Extract from ZIP or Attachments

Extract from ZIP in Java

GroupDocs.Parser for Java (which is a part of Conholdate.Total for Java) allows you to extract items from containers by the getContainer method:

Iterable<ContainerItem> getContainer();

This method returns a collection of ContainerItem objects:

Member Description
getName The name of the item.
getDirectory The directory of the item.
getFilePath The full path of the item.
getSize The size of the item in bytes.
getMetadata The collection of item metadata.
openStream Opens the stream of the item content.
openParser Creates the Parser object for the item content.
openParser(LoadOptions) Creates the Parser object for the item content with LoadOptions.
openParser(LoadOptions, ParserSettings) Creates the Parser object for the item content with LoadOptions and ParserSettings.

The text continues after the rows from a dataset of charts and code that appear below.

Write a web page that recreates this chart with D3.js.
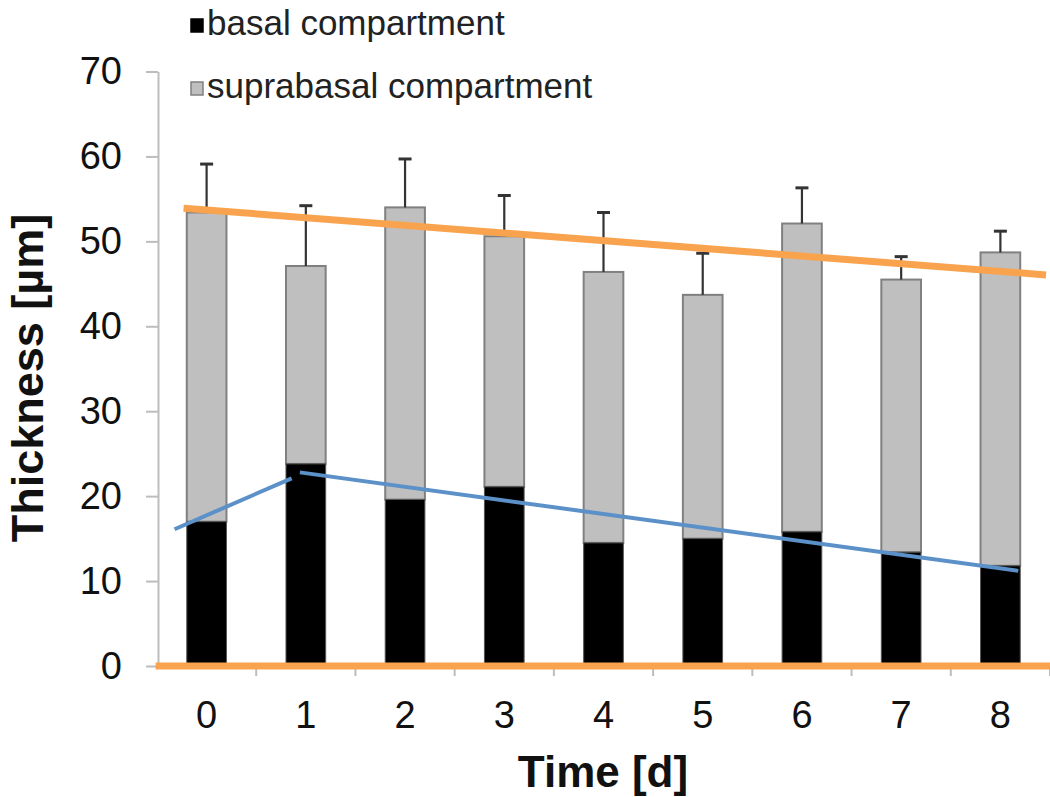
<!DOCTYPE html>
<html><head><meta charset="utf-8">
<script src="https://cdn.jsdelivr.net/npm/d3@7"></script>
<style>body{margin:0;background:#fff}svg{display:block}text{font-family:"Liberation Sans",Arial,sans-serif}</style>
</head><body>
<svg id="c" width="1050" height="797"></svg>
<script>
const days = ["0","1","2","3","4","5","6","7","8"];
const basal = [17.0, 23.8, 19.6, 21.1, 14.5, 15.0, 15.8, 13.4, 11.8];
const suprabasal = [36.4, 23.3, 34.4, 29.5, 31.9, 28.7, 36.3, 32.1, 36.9];
const errorSD = [5.7, 7.1, 5.7, 4.8, 7.0, 4.9, 4.2, 2.7, 2.5];
const yTicks = [0, 10, 20, 30, 40, 50, 60, 70];
const legendLabels = ["basal compartment", "suprabasal compartment"];
// annotation lines: [category position, value]
const orangeTop = [[-0.232, 53.9], [8.46, 46.05]];
const orangeBase = [[-0.514, 0], [8.51, 0]];
const blueSeg1 = [[-0.323, 16.1], [0.857, 22.1]];
const blueSeg2 = [[0.94, 22.8], [8.18, 11.2]];

const svg = d3.select("#c");
const x = d3.scaleBand().domain(days).range([157, 1050]).paddingInner(0.6).paddingOuter(0.3);
const y = d3.scaleLinear().domain([0, 70]).range([666, 71.5]);
const cx = i => x(days[i]) + x.bandwidth() / 2;
const xi = d3.scaleLinear().domain([0, 8]).range([cx(0), cx(8)]);
const step = x.step();

// y axis
const yAxis = d3.axisLeft(y).tickValues(yTicks).tickSize(12).tickPadding(24).tickSizeOuter(0);
const ga = svg.append("g").attr("transform", "translate(158,0)").call(yAxis);
ga.select(".domain").attr("stroke", "#bdbdbd").attr("stroke-width", 2);
ga.selectAll(".tick line").attr("stroke", "#bdbdbd").attr("stroke-width", 2);
ga.selectAll(".tick text").attr("font-size", 38).attr("fill", "#111").attr("font-family", "Liberation Sans, Arial");

// x axis
const xAxis = d3.axisBottom(x).tickSize(0).tickPadding(35);
const gx = svg.append("g").attr("transform", `translate(0,${y(0)})`).call(xAxis);
gx.select(".domain").attr("stroke", "#bdbdbd").attr("stroke-width", 2);
gx.selectAll(".tick text").attr("font-size", 38).attr("fill", "#111").attr("font-family", "Liberation Sans, Arial");
svg.append("g").selectAll("line").data(d3.range(1, 10)).join("line")
  .attr("x1", i => x.range()[0] + i * step).attr("x2", i => x.range()[0] + i * step)
  .attr("y1", y(0)).attr("y2", y(0) + 10).attr("stroke", "#bdbdbd").attr("stroke-width", 2);

// bars
const g = svg.append("g");
g.selectAll("rect.sup").data(days).join("rect").attr("class", "sup")
  .attr("x", d => x(d)).attr("width", x.bandwidth())
  .attr("y", (d, i) => y(basal[i] + suprabasal[i]))
  .attr("height", (d, i) => y(basal[i]) - y(basal[i] + suprabasal[i]))
  .attr("fill", "#bfbfbf").attr("stroke", "#808080").attr("stroke-width", 2);
g.selectAll("rect.bas").data(days).join("rect").attr("class", "bas")
  .attr("x", d => x(d)).attr("width", x.bandwidth())
  .attr("y", (d, i) => y(basal[i]))
  .attr("height", (d, i) => y(0) - y(basal[i]))
  .attr("fill", "#000").attr("stroke", "#555").attr("stroke-width", 1);

// error bars
const eg = svg.append("g").attr("stroke", "#333").attr("stroke-width", 2.2);
days.forEach((d, i) => {
  const top = basal[i] + suprabasal[i];
  eg.append("line").attr("x1", cx(i)).attr("x2", cx(i)).attr("y1", y(top)).attr("y2", y(top + errorSD[i]));
  eg.append("line").attr("x1", cx(i) - 6.5).attr("x2", cx(i) + 6.5).attr("y1", y(top + errorSD[i])).attr("y2", y(top + errorSD[i])).attr("stroke-width", 3);
});

// annotation lines
const line = d3.line().x(p => xi(p[0])).y(p => y(p[1]));
svg.append("path").attr("d", line(orangeBase)).attr("stroke", "#f9a34f").attr("stroke-width", 7).attr("fill", "none");
svg.append("path").attr("d", line(orangeTop)).attr("stroke", "#f9a34f").attr("stroke-width", 7).attr("fill", "none");
[blueSeg1, blueSeg2].forEach(s => svg.append("path").attr("d", line(s)).attr("stroke", "#5b90c8").attr("stroke-width", 4).attr("fill", "none"));

// titles
svg.append("text").attr("x", 603).attr("y", 787).attr("text-anchor", "middle")
  .attr("font-size", 44).attr("font-weight", "bold").attr("fill", "#111").text("Time [d]");
svg.append("text").attr("transform", "translate(43,378) rotate(-90)").attr("text-anchor", "middle")
  .attr("font-size", 45).attr("font-weight", "bold").attr("fill", "#111").text("Thickness [µm]");

// legend
const lg = svg.append("g");
const legendFill = ["#000", "#bfbfbf"];
const legendStroke = ["#000", "#808080"];
legendLabels.forEach((t, i) => {
  const yy = 19 + i * 63;
  lg.append("rect").attr("x", 191).attr("y", yy).attr("width", 12).attr("height", 13)
    .attr("fill", legendFill[i]).attr("stroke", legendStroke[i]).attr("stroke-width", 1.5);
  lg.append("text").attr("x", 207).attr("y", yy + 16).attr("font-size", 35).attr("fill", "#222").text(t);
});
</script>
</body></html>
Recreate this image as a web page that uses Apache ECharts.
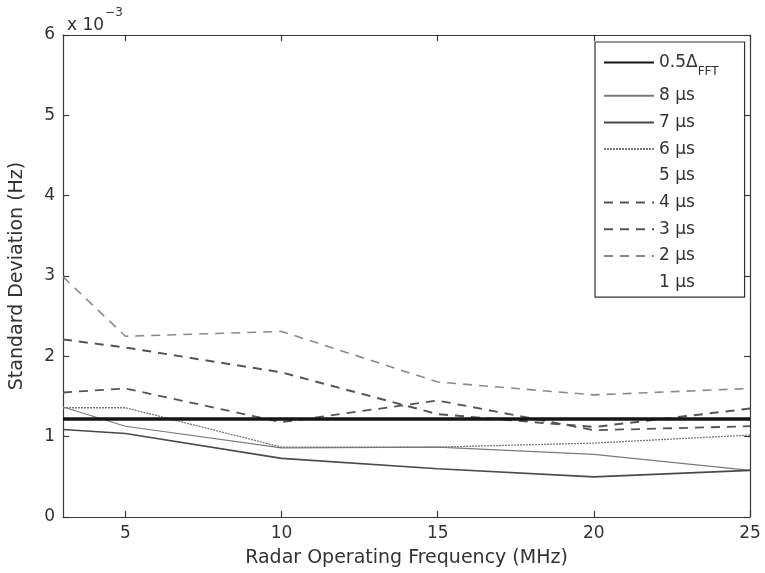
<!DOCTYPE html>
<html>
<head>
<meta charset="utf-8">
<script src="https://cdn.jsdelivr.net/npm/echarts@6/dist/echarts.min.js"></script>
<style>html,body{margin:0;padding:0;background:#fff;}#c{width:765px;height:573px;}</style>
</head>
<body>
<div id="c"></div>
<script>
// Data (values in units of 1e-3 Hz)
const freqs = [3, 5, 10, 15, 20, 25];
const fftHalf = [1.22, 1.22, 1.22, 1.22, 1.22, 1.22];
const us8 = [1.37, 1.13, 0.86, 0.87, 0.78, 0.58];
const us7 = [1.09, 1.04, 0.73, 0.60, 0.50, 0.58];
const us6 = [1.36, 1.36, 0.87, 0.87, 0.92, 1.02];
const us5 = [];
const us4 = [1.55, 1.60, 1.18, 1.45, 1.08, 1.13];
const us3 = [2.21, 2.11, 1.80, 1.28, 1.12, 1.35];
const us2 = [2.99, 2.25, 2.31, 1.68, 1.52, 1.60];
const us1 = [];
const xTicks = [5, 10, 15, 20, 25];
const yTicks = [0, 1, 2, 3, 4, 5, 6];

const FONT = 'DejaVu Sans';
function pts(arr){ return arr.map((v,i)=>[freqs[i], v]); }

const chart = echarts.init(document.getElementById('c'));
const series = [
  {name:'0.5ΔFFT', data:pts(fftHalf), color:'#151515', lineStyle:{width:3.5, type:'solid', color:'#151515'}, z:10},
  {name:'8 µs', data:pts(us8), color:'#7a7a7a', lineStyle:{width:1.1, type:'solid', color:'#7a7a7a'}},
  {name:'7 µs', data:pts(us7), color:'#4a4a4a', lineStyle:{width:1.6, type:'solid', color:'#4a4a4a'}},
  {name:'6 µs', data:pts(us6), color:'#7a7a7a', lineStyle:{width:1.3, type:[2,1], color:'#7a7a7a'}},
  {name:'5 µs', data:us5, color:'rgba(0,0,0,0)', lineStyle:{width:1, color:'rgba(0,0,0,0)'}},
  {name:'4 µs', data:pts(us4), color:'#555', lineStyle:{width:1.8, type:[9,7], color:'#555'}},
  {name:'3 µs', data:pts(us3), color:'#555', lineStyle:{width:2, type:[9,7], color:'#555'}},
  {name:'2 µs', data:pts(us2), color:'#8a8a8a', lineStyle:{width:1.6, type:[9,7], color:'#8a8a8a'}},
  {name:'1 µs', data:us1, color:'rgba(0,0,0,0)', lineStyle:{width:1, color:'rgba(0,0,0,0)'}}
].map(s => Object.assign({type:'line', symbol:'none', showSymbol:false, animation:false, silent:true}, s));

const axisLineStyle = {color:'#3a3a3a', width:1.2};
chart.setOption({
  animation:false,
  backgroundColor:'#fff',
  title:{
    text:'{a|x 10}{b|−3}',
    left:62, top:2,
    textStyle:{fontWeight:'normal', rich:{
      a:{fontFamily:FONT, fontSize:17, fontWeight:'normal', color:'#333', padding:[10,0,0,0]},
      b:{fontFamily:FONT, fontSize:12, fontWeight:'normal', color:'#333', verticalAlign:'top', padding:[0,0,0,1]}
    }}
  },
  grid:{left:61, right:15, top:35, bottom:55, containLabel:false},
  legend:{
    show:true,
    orient:'vertical',
    left:595, top:42,
    itemWidth:50, itemHeight:16, itemGap:9.7,
    padding:[12,26,6,8],
    borderColor:'#333', borderWidth:1.2,
    backgroundColor:'#fff',
    selectedMode:false,
    itemStyle:{opacity:0},
    formatter: function(n){ return n === '0.5ΔFFT' ? '0.5Δ{sub|FFT}' : n; },
    textStyle:{fontFamily:FONT, fontSize:17, color:'#333',
      rich:{sub:{fontFamily:FONT, fontSize:12, color:'#333', lineHeight:30, verticalAlign:'bottom'}}}
  },
  xAxis:[
    {type:'value', min:3, max:25, position:'bottom',
     name:'Radar Operating Frequency (MHz)', nameLocation:'middle', nameGap:32,
     nameTextStyle:{fontFamily:FONT, fontSize:19, color:'#333'},
     axisLine:{show:true, onZero:false, lineStyle:axisLineStyle},
     axisTick:{show:true, inside:true, length:6, customValues:xTicks, lineStyle:axisLineStyle},
     axisLabel:{show:true, customValues:xTicks, fontFamily:FONT, fontSize:17, color:'#333', margin:8},
     splitLine:{show:false}},
    {type:'value', min:3, max:25, position:'top',
     axisLine:{show:true, onZero:false, lineStyle:axisLineStyle},
     axisTick:{show:true, inside:true, length:6, customValues:xTicks, lineStyle:axisLineStyle},
     axisLabel:{show:false}, splitLine:{show:false}}
  ],
  yAxis:[
    {type:'value', min:0, max:6, interval:1, position:'left',
     name:'Standard Deviation (Hz)', nameLocation:'middle', nameGap:36,
     nameTextStyle:{fontFamily:FONT, fontSize:19, color:'#333'},
     axisLine:{show:true, onZero:false, lineStyle:axisLineStyle},
     axisTick:{show:true, inside:true, length:6, lineStyle:axisLineStyle},
     axisLabel:{show:true, fontFamily:FONT, fontSize:17, color:'#333', margin:8,
       customValues:yTicks},
     splitLine:{show:false}},
    {type:'value', min:0, max:6, interval:1, position:'right',
     axisLine:{show:true, onZero:false, lineStyle:axisLineStyle},
     axisTick:{show:true, inside:true, length:6, lineStyle:axisLineStyle},
     axisLabel:{show:false}, splitLine:{show:false}}
  ],
  series: series
});
</script>
</body>
</html>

Here are the steps to extract container from the document:

  • Instantiate Parser object for the initial document;
  • Call getContainer method and obtain collection of document ContainerItem objects;
  • Check if collection isn’t null (container extraction is supported for the document);
  • Iterate through the collection and get container item names, sizes and obtain content.

The following example shows how to extract attachments from a container:

// Create an instance of Parser class
try (Parser parser = new Parser(Constants.SampleZip)) {
    // Extract attachments from the container
    Iterable<ContainerItem> attachments = parser.getContainer();
    // Check if container extraction is supported
    if (attachments == null) {
        System.out.println("Container extraction isn't supported");
    }
    // Iterate over attachments
    for (ContainerItem item : attachments) {
        // Print an item name and size
        System.out.println(String.format("%s: &s", item.getName(), item.getSize()));
    }
}

Container represents both container-only files (like zip archives, outlook storage) and documents with attachments (like emails, PDF Portfolios).

In case of outlook storage (ost/pst files) container consists of email documents (msg files).